Typical stages might look like:
- Qualification
- Discovery
- Demo/Presentation
- Proposal
- Negotiation
- Closed Won/Lost
For each stage, jot down the essential tasks or checklist items. For example, under “Discovery” you might have:
- Identify all stakeholders
- Document key pain points
- Confirm budget and timeline
What to skip: Don’t list tasks so granular (“Send intro email”) that your reps roll their eyes and ignore the template. Focus on what truly matters.
Step 3: Build Your First Prelay Template
Now, open up Prelay and head to the templates section. Here’s how to set up your first template:
- Choose a template type. Prelay lets you create templates for deal plans, mutual action plans, and more. Start with whatever matches your process best.
- Add stages as sections. Plug in the process stages you outlined earlier.
- Add tasks/checklist items. For each stage, add the key tasks that absolutely need to happen. Use clear, plain language.
- Assign owners (if it helps). If certain tasks are always handled by sales engineers, legal, or others, set default owners.
- Set dependencies (sparingly). You can force some steps to be completed before moving forward, but don’t overdo it—sales isn’t always linear.
- Save as a template. Name it clearly, so your team knows when to use it.
Honest take: The first version won’t be perfect. That’s fine. You’re aiming for “pretty good and usable,” not “flawless from day one.”
Step 4: Roll Out the Template—And Actually Get Buy-In
Templates don’t work if they live in a vacuum. Here’s how to get your team to use them:
- Walk through it live. Run a team meeting where you demo the template in Prelay and show how it fits real deals.
- Explain the “why.” Be upfront: “We’re doing this so deals don’t get stuck, not to micromanage you.”
- Ask for feedback. What’s confusing? What’s missing? What’s annoying or redundant?
- Tweak based on real input. If everyone skips a step, ask if it’s truly needed.
What doesn’t work: Just sending out a Slack message—“Here’s a new template, start using it”—and hoping for the best.

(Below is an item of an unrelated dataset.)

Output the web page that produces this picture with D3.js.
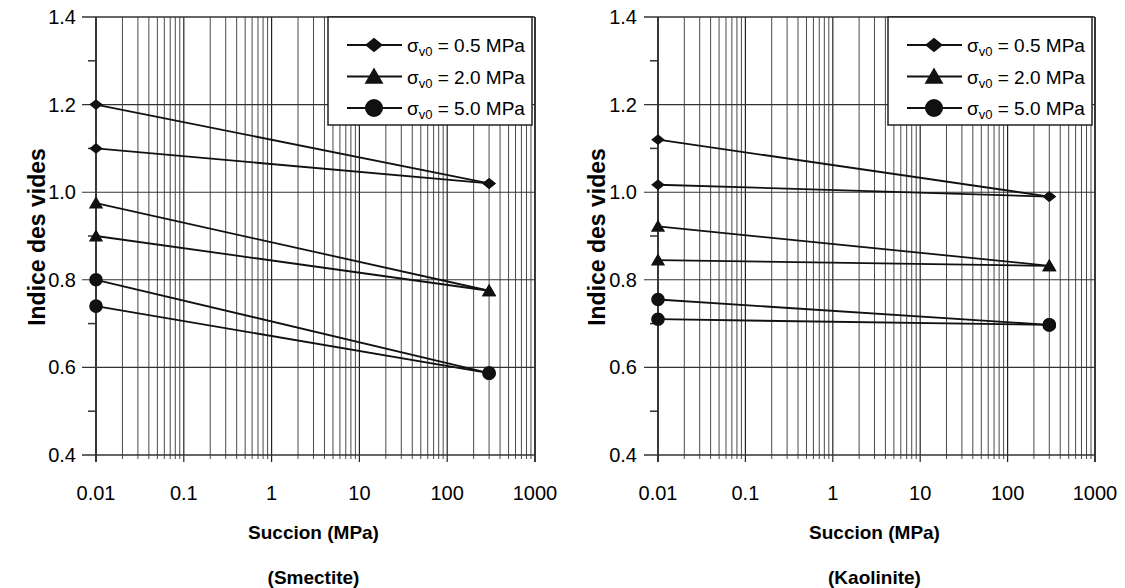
<!DOCTYPE html>
<html><head><meta charset="utf-8">
<script src="https://cdn.jsdelivr.net/npm/d3@7"></script>
<style>body{margin:0;background:#fff}svg{display:block;font-family:"Liberation Sans",Arial,sans-serif}</style>
</head><body><svg id="c" width="1125" height="588"></svg>
<script>
// ---- data ----
const suction = [0.01, 300];
const xTicks = [0.01, 0.1, 1, 10, 100, 1000];
const xTickLabels = ["0.01", "0.1", "1", "10", "100", "1000"];
const yTicks = [0.4, 0.6, 0.8, 1.0, 1.2, 1.4];
const yTickLabels = ["0.4", "0.6", "0.8", "1.0", "1.2", "1.4"];
const seriesNames = ["0.5", "2.0", "5.0"];
const seriesSymbols = ["diamond", "triangle", "circle"];
// Smectite: two initial states per stress, converging at 300 MPa
const smectite05 = [[1.20, 1.02], [1.10, 1.02]];
const smectite20 = [[0.975, 0.775], [0.90, 0.775]];
const smectite50 = [[0.80, 0.587], [0.74, 0.587]];
// Kaolinite
const kaolinite05 = [[1.12, 0.99], [1.017, 0.99]];
const kaolinite20 = [[0.922, 0.832], [0.845, 0.832]];
const kaolinite50 = [[0.755, 0.697], [0.71, 0.697]];

const panels = [
  {title: "(Smectite)", groups: [smectite05, smectite20, smectite50], x0: 96, x1: 535, legX: 328, ylabX: 45, ytickX: 76},
  {title: "(Kaolinite)", groups: [kaolinite05, kaolinite20, kaolinite50], x0: 658, x1: 1095, legX: 888, ylabX: 605, ytickX: 637}
];

const svg = d3.select("#c");
const yTop = 17, yBot = 455;

function sym(type, s) {
  if (type === "diamond") return `M0,${-s * 0.8}L${s},0L0,${s * 0.8}L${-s},0Z`;
  if (type === "triangle") return `M0,${-s * 1.0}L${s * 1.05},${s * 0.8}L${-s * 1.05},${s * 0.8}Z`;
  return d3.symbol().type(d3.symbolCircle).size(Math.PI * s * s)();
}

panels.forEach(p => {
  const x = d3.scaleLog().domain([0.01, 1000]).range([p.x0, p.x1]);
  const y = d3.scaleLinear().domain([0.4, 1.4]).range([yBot, yTop]);
  const g = svg.append("g");

  // vertical log grid (minor)
  const minor = [];
  for (let e = -2; e < 3; e++) for (let m = 2; m <= 9; m++) minor.push(m * Math.pow(10, e));
  g.selectAll(".vm").data(minor).join("line")
    .attr("x1", d => x(d)).attr("x2", d => x(d)).attr("y1", yTop).attr("y2", yBot + 4)
    .attr("stroke", "#4a4a4a").attr("stroke-width", 1);
  // vertical majors
  g.selectAll(".vM").data(xTicks).join("line")
    .attr("x1", d => x(d)).attr("x2", d => x(d)).attr("y1", yTop).attr("y2", yBot + 7)
    .attr("stroke", "#222").attr("stroke-width", d => (d === 0.01 || d === 1000) ? 1.8 : 1.2);
  // horizontal majors
  g.selectAll(".hM").data(yTicks).join("line")
    .attr("x1", p.x0 - 14).attr("x2", p.x1).attr("y1", d => y(d)).attr("y2", d => y(d))
    .attr("stroke", "#333").attr("stroke-width", d => (d === 0.4 || d === 1.4) ? 1.6 : 1.1);
  // minor y ticks
  g.selectAll(".ym").data([0.5, 0.7, 0.9, 1.1, 1.3]).join("line")
    .attr("x1", p.x0 - 8).attr("x2", p.x0).attr("y1", d => y(d)).attr("y2", d => y(d))
    .attr("stroke", "#333").attr("stroke-width", 1.5);

  // tick labels
  g.selectAll(".xl").data(xTicks).join("text")
    .attr("x", d => x(d)).attr("y", yBot + 45).attr("text-anchor", "middle")
    .attr("font-size", 20).text((d, i) => xTickLabels[i]);
  g.selectAll(".yl").data(yTicks).join("text")
    .attr("x", p.ytickX).attr("y", d => y(d) + 7).attr("text-anchor", "end")
    .attr("font-size", 20).text((d, i) => yTickLabels[i]);

  // axis titles
  const cx = (p.x0 + p.x1) / 2 - 2;
  g.append("text").attr("x", cx).attr("y", 539).attr("text-anchor", "middle")
    .attr("font-size", 19).attr("font-weight", "bold").text("Succion (MPa)");
  g.append("text").attr("x", cx).attr("y", 584).attr("text-anchor", "middle")
    .attr("font-size", 19).attr("font-weight", "bold").text(p.title);
  g.append("text").attr("transform", `translate(${p.ylabX},${237}) rotate(-90)`)
    .attr("text-anchor", "middle").attr("font-size", 23).attr("font-weight", "bold").text("Indice des vides");

  // data lines and markers
  p.groups.forEach((grp, si) => {
    grp.forEach(vals => {
      const pts = suction.map((s, i) => [x(s), y(vals[i])]);
      g.append("path").attr("d", d3.line()(pts)).attr("fill", "none")
        .attr("stroke", "#111").attr("stroke-width", 1.8);
      pts.forEach(pt => {
        g.append("path").attr("d", sym(seriesSymbols[si], 6.8))
          .attr("transform", `translate(${pt[0]},${pt[1]})`).attr("fill", "#111");
      });
    });
  });

  // legend
  const lg = g.append("g");
  lg.append("rect").attr("x", p.legX).attr("y", yTop).attr("width", p.x1 - 3 - p.legX).attr("height", 108)
    .attr("fill", "#fff").attr("stroke", "#222").attr("stroke-width", 1.5);
  seriesNames.forEach((n, i) => {
    const ly = 45 + i * 31.5;
    lg.append("line").attr("x1", p.legX + 19).attr("x2", p.legX + 74).attr("y1", ly).attr("y2", ly)
      .attr("stroke", "#111").attr("stroke-width", 1.8);
    lg.append("path").attr("d", sym(seriesSymbols[i], 9))
      .attr("transform", `translate(${p.legX + 46},${ly})`).attr("fill", "#111");
    const t = lg.append("text").attr("x", p.legX + 79).attr("y", ly + 7).attr("font-size", 19);
    t.append("tspan").text("σ");
    t.append("tspan").attr("font-size", 13).attr("dy", 4).text("v0");
    t.append("tspan").attr("dy", -4).text(" = " + n + " MPa");
  });
});
</script></body></html>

Step 5: Use Templates in Real Deals (and Don’t Be Precious)
Now, start applying the template to live deals:
- Clone the template for each new deal. Prelay makes this part easy.
- Encourage updating in real time. Reps should check off tasks as they go—don’t leave it for “later” (which means never).
- Adjust on the fly. If a deal needs an extra step, add it. If something’s irrelevant, skip it. Templates are a starting point, not a straitjacket.
Pro tip: Review completed templates in pipeline reviews. If steps are always skipped, maybe they don’t belong. If deals stall at the same stage, dig in.
Step 6: Iterate, Don’t Set It and Forget It
The best sales process is one that evolves. Here’s how to keep your templates useful:
- Collect feedback regularly. Ask reps what’s working and what isn’t every quarter.
- Update templates as needed. When the market changes or your product shifts, tweak the process.
- Don’t add steps unless you must. More process isn’t better—add only what solves real problems.
Be skeptical: If you find yourself thinking, “Let’s make the template even more detailed,” pause. Ask, “Will this actually help close more deals, or just create more boxes to check?”
What Works Well (and What to Ignore)
What works:
- Simple, clear stages. No one wants to navigate a maze.
- Templates that match how people actually sell, not how you wish they did.
- Making tweaks based on real feedback, not just management’s best guess.
What doesn’t:
- Overbuilt templates. If your reps have to click through a dozen irrelevant steps, they’ll tune it out.
- Mandating templates for every deal, no matter the size or type—sometimes, a quick sale doesn’t need the full process.
- Ignoring feedback. If people keep skipping steps, don’t assume they’re “resistant to change”—maybe the process needs fixing.
Keep It Simple, and Keep Improving
Standardizing your sales process with Prelay templates isn’t about adding friction—it’s about removing guesswork and helping your team focus on what matters. Start simple, watch how it works in the real world, and don’t be afraid to cut what’s not helpful.
The best process is the one your team actually uses. Keep it tight, get feedback, and keep iterating. That’s how you turn process into real results—not more paperwork.